Quote from the first line below through the line that contains "const X_LABEL = 'Iteration number, t';", both included, and leave the pictures out.

------

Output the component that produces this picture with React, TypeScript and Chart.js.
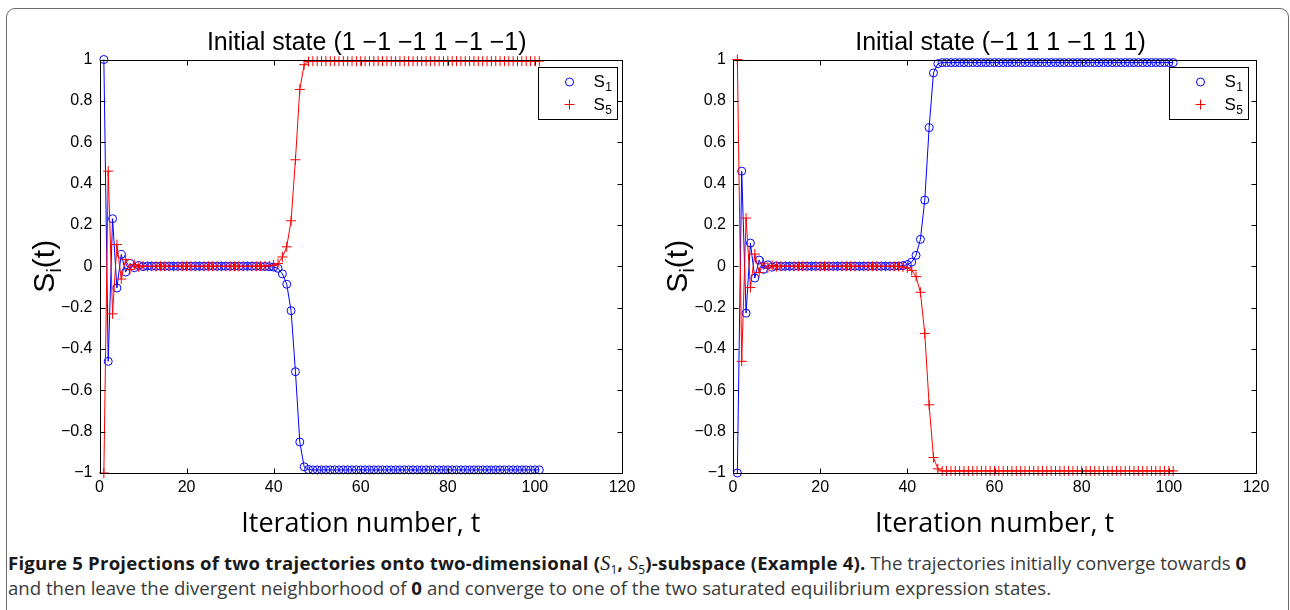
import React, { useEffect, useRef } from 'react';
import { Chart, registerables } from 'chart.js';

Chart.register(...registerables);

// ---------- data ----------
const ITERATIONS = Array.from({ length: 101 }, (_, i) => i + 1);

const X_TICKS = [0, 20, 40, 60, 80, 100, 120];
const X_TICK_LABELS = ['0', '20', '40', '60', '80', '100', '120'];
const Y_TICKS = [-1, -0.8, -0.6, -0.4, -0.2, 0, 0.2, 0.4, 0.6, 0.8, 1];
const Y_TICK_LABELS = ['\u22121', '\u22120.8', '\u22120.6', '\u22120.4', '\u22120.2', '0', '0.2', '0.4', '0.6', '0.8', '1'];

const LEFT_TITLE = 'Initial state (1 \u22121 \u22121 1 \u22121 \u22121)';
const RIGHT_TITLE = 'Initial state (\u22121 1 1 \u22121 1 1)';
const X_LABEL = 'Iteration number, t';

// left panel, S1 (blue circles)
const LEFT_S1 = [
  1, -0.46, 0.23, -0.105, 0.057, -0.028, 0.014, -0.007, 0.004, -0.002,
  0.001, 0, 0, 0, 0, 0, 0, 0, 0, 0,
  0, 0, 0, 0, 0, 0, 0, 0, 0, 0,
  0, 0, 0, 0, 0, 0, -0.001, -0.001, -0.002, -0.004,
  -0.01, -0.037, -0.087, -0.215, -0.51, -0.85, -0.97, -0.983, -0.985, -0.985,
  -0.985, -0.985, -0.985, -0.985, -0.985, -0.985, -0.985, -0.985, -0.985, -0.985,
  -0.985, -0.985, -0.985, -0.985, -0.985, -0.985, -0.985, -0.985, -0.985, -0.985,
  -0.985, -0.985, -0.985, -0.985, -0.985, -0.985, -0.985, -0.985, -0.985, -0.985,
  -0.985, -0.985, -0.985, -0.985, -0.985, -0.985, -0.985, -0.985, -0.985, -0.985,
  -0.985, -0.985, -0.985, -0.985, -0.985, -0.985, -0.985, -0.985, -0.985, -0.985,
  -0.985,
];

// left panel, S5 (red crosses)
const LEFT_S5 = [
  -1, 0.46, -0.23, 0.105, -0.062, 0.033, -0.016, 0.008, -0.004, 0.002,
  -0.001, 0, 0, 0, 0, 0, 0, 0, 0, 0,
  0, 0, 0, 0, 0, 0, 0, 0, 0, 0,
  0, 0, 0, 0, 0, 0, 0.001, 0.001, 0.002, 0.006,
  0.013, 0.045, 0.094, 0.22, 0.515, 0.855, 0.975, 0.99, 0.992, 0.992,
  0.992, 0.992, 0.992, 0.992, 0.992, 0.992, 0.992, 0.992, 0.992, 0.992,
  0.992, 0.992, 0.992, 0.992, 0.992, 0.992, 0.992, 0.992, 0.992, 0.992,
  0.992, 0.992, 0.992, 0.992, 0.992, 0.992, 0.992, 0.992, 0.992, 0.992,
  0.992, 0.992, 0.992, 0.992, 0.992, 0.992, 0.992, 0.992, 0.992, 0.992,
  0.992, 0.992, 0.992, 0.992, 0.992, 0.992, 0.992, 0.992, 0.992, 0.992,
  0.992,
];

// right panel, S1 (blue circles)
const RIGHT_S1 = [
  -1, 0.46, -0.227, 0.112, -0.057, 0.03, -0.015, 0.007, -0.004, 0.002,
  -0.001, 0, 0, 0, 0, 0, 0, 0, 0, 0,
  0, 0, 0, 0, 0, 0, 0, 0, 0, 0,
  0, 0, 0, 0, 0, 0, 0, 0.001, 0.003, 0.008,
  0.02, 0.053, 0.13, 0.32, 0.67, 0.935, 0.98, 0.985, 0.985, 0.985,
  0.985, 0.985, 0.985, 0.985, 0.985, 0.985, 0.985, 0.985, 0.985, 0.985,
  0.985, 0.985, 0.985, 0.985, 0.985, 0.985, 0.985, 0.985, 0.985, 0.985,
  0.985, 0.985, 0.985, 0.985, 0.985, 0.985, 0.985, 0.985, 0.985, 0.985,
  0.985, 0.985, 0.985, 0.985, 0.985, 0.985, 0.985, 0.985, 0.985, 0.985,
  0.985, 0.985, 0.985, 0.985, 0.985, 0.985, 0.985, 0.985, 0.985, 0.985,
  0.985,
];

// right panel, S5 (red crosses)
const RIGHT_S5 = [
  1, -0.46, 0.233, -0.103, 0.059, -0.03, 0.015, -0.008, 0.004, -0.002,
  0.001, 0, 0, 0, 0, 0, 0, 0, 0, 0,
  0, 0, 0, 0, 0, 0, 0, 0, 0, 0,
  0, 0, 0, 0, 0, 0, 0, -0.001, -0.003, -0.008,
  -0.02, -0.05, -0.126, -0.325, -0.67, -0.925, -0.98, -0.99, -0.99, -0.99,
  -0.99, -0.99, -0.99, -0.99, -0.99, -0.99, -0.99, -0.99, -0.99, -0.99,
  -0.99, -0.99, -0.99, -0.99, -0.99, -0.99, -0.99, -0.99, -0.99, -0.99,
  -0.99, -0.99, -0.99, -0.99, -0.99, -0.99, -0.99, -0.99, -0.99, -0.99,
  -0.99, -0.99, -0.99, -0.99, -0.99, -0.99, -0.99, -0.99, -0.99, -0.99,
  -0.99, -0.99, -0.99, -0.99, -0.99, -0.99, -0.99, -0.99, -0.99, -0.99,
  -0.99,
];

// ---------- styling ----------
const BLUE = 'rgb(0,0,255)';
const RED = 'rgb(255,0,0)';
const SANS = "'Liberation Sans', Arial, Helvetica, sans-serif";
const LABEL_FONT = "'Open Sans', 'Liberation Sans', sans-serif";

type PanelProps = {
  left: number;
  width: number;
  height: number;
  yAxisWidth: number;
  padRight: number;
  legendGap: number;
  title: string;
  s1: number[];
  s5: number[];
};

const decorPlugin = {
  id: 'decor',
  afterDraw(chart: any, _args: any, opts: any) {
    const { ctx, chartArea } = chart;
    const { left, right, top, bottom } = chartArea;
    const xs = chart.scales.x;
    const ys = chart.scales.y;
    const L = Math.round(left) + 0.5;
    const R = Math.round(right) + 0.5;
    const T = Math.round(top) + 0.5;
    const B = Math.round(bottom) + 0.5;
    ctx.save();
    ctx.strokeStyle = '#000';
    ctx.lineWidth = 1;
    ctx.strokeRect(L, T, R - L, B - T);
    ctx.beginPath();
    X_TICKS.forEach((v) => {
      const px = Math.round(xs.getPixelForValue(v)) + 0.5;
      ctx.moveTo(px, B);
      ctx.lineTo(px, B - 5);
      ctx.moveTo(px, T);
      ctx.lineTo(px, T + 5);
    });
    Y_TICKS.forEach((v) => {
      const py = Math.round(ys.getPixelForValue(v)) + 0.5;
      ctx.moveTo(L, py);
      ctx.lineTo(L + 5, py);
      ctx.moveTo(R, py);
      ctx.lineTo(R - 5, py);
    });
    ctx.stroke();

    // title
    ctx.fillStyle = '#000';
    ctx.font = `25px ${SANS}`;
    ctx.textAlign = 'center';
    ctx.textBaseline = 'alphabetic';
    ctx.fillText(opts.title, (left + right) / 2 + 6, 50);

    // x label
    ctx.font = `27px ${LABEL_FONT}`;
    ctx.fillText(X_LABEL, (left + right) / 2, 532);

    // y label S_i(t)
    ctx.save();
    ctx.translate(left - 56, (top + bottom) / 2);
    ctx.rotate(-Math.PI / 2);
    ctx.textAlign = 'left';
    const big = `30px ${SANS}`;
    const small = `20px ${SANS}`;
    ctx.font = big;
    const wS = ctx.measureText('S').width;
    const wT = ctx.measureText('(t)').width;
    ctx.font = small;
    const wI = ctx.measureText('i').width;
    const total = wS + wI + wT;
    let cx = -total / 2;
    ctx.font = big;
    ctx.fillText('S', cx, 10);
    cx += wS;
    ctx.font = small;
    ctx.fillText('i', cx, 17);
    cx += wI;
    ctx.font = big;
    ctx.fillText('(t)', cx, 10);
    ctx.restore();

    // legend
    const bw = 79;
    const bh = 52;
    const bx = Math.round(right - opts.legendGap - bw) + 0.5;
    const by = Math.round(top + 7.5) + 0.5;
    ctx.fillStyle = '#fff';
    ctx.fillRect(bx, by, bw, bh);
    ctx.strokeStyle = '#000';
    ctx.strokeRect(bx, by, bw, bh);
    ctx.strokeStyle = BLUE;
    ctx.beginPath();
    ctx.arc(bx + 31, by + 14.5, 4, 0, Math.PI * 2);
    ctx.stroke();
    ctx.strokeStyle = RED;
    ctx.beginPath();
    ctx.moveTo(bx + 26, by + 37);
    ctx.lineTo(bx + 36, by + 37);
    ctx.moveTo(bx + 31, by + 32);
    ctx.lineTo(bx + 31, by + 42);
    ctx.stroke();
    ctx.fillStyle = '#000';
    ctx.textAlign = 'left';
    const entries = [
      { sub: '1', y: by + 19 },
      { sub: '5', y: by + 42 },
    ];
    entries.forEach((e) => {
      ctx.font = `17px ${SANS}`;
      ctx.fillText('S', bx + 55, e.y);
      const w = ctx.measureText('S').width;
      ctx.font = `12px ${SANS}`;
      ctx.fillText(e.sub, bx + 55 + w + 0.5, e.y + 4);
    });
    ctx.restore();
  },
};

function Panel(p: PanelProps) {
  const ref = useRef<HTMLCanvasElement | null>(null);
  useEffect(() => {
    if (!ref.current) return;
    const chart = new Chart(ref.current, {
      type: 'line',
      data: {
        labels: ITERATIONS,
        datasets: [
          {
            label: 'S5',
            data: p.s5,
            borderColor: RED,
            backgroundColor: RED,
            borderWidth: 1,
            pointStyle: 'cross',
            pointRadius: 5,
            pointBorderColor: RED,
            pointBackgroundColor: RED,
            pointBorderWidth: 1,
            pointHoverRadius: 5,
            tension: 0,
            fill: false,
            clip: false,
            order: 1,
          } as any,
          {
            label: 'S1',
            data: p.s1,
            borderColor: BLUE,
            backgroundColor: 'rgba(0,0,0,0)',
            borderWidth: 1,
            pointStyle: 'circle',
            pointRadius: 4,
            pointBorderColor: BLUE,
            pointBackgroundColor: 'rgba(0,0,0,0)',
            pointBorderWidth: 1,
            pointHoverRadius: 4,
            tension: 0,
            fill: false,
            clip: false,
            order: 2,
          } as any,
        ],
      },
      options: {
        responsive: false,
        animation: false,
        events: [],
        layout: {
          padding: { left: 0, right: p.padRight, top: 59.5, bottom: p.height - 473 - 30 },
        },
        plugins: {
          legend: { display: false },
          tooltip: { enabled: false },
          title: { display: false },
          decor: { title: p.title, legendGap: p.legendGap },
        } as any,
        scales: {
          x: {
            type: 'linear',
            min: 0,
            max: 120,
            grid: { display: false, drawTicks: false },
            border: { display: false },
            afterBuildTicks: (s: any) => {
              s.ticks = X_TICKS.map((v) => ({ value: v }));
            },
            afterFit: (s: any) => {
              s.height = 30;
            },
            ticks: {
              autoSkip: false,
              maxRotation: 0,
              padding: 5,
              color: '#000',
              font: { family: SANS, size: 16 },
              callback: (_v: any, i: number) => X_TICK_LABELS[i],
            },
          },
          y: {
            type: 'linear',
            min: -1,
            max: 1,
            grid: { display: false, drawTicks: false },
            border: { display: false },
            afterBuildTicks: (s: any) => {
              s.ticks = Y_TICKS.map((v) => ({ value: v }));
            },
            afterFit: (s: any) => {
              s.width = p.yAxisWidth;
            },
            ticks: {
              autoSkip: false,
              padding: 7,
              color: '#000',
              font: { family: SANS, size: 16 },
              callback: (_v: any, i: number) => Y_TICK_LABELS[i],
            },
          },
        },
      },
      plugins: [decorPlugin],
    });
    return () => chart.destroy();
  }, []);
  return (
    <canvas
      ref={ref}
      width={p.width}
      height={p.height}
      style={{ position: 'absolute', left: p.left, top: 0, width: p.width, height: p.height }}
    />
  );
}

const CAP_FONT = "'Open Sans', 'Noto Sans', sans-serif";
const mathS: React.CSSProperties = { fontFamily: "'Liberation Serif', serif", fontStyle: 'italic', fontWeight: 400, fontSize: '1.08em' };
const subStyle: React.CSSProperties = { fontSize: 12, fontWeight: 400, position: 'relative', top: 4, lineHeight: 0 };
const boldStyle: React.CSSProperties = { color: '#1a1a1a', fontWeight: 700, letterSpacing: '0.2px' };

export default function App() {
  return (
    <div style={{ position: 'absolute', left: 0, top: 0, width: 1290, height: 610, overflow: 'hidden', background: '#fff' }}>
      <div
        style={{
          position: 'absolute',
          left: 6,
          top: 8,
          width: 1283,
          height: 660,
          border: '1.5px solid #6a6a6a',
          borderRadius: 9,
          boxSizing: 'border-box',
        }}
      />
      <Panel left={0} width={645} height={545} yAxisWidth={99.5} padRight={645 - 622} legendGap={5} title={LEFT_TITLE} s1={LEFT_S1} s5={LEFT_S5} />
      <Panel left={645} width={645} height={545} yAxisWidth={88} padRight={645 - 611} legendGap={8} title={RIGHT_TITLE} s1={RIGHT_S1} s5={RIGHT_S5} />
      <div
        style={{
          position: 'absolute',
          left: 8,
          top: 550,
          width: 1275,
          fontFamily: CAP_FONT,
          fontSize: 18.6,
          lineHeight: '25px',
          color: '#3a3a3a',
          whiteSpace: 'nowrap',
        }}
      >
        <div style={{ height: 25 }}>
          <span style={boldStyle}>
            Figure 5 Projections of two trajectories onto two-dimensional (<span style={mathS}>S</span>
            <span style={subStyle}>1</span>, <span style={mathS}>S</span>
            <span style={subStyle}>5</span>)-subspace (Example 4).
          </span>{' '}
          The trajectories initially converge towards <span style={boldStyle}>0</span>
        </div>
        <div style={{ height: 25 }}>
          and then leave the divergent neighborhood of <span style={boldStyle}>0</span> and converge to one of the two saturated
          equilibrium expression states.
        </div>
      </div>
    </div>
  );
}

------

* Task output *
Output the component that produces this picture with React, TypeScript and Chart.js.
import React, { useEffect, useRef } from 'react';
import { Chart, registerables } from 'chart.js';

Chart.register(...registerables);

// ---------- data ----------
const ITERATIONS = Array.from({ length: 101 }, (_, i) => i + 1);

const X_TICKS = [0, 20, 40, 60, 80, 100, 120];
const X_TICK_LABELS = ['0', '20', '40', '60', '80', '100', '120'];
const Y_TICKS = [-1, -0.8, -0.6, -0.4, -0.2, 0, 0.2, 0.4, 0.6, 0.8, 1];
const Y_TICK_LABELS = ['\u22121', '\u22120.8', '\u22120.6', '\u22120.4', '\u22120.2', '0', '0.2', '0.4', '0.6', '0.8', '1'];

const LEFT_TITLE = 'Initial state (1 \u22121 \u22121 1 \u22121 \u22121)';
const RIGHT_TITLE = 'Initial state (\u22121 1 1 \u22121 1 1)';
const X_LABEL = 'Iteration number, t';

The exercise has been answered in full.